Please note that all bill impact analyses are performed using the assumption that CPP events are called in accordance with the design basis for the tariff (12 events per summer for the current rate schedule; and 15 events per summer for the two alternative designs). If summer period conditions are such that only a smaller number of CPP events are called, CPP participants will benefit in direct proportion to how many fewer calls are made relative to the design basis. As an example, if the CPP tariff is designed for 15 calls but only 12 are actually made, the bill impact results for all customers would be offset by the same amount as if all customers had an average load drop of 20 percent during a summer with the full 15 calls.
2. Discussion of Results
PG&E will make time for additional discussion of these results at the workshop scheduled for March 7, 2008. One noteworthy aspect of the two “straw” revisions is that both alternates would put somewhat larger portions of customer bills “at risk” to charges on CPP days, both because the effective CPP charges at $0.75 per kWh are somewhat higher than the current E-CPP price adders, and also because the assumed number of CPP calls is increased from 12 to 15. In the attached tables, PG&E cautions that customers representative of each load shape decile have been chosen just once (which allows for ready comparison of results for individual customers across rate scenarios), rather than re-selected from the full range of bill impacts across each rate design alternative.
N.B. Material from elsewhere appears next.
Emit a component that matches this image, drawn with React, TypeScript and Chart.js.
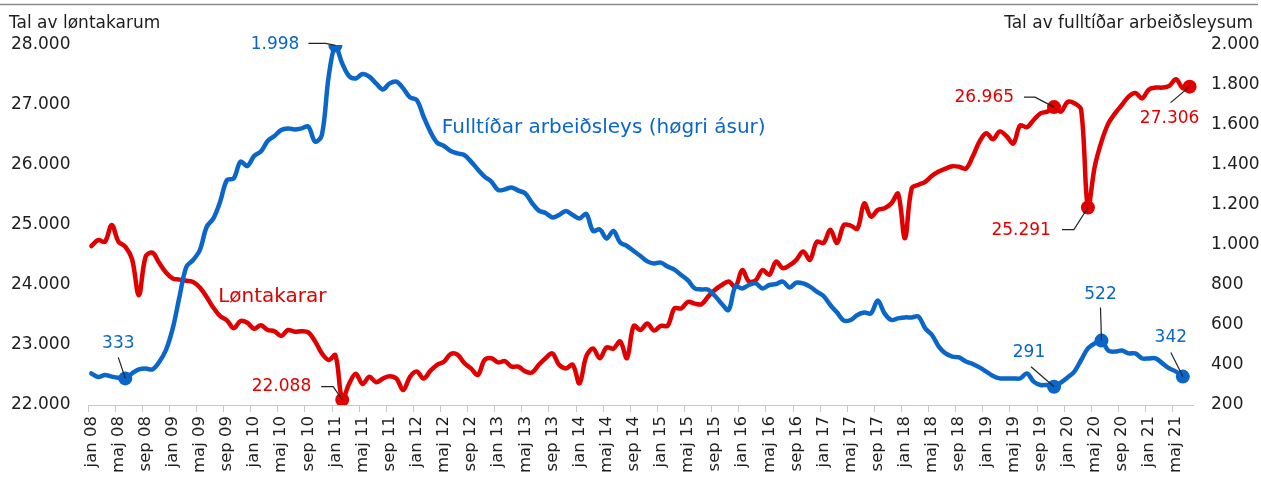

[1]Starting from the 0th percentile, this would generally describecustomers starting from “flatter than average” load shapes within each service classification, towards the “most peaky” customers being listed at the 100th percentile. However, PG&E cautions that load shapes vary across numerous parameters, beyond simply “flat” versus “peaky.” Just as one example, a customer with a relatively low load factor and a peaky load shape could still benefit more from CPP rates than a customer with a much flatter load profile, if the timing of the “peaky” customer’s peak usage is significantly different from the timing of electric system peak loads – whether by time of day, or by timing within the year.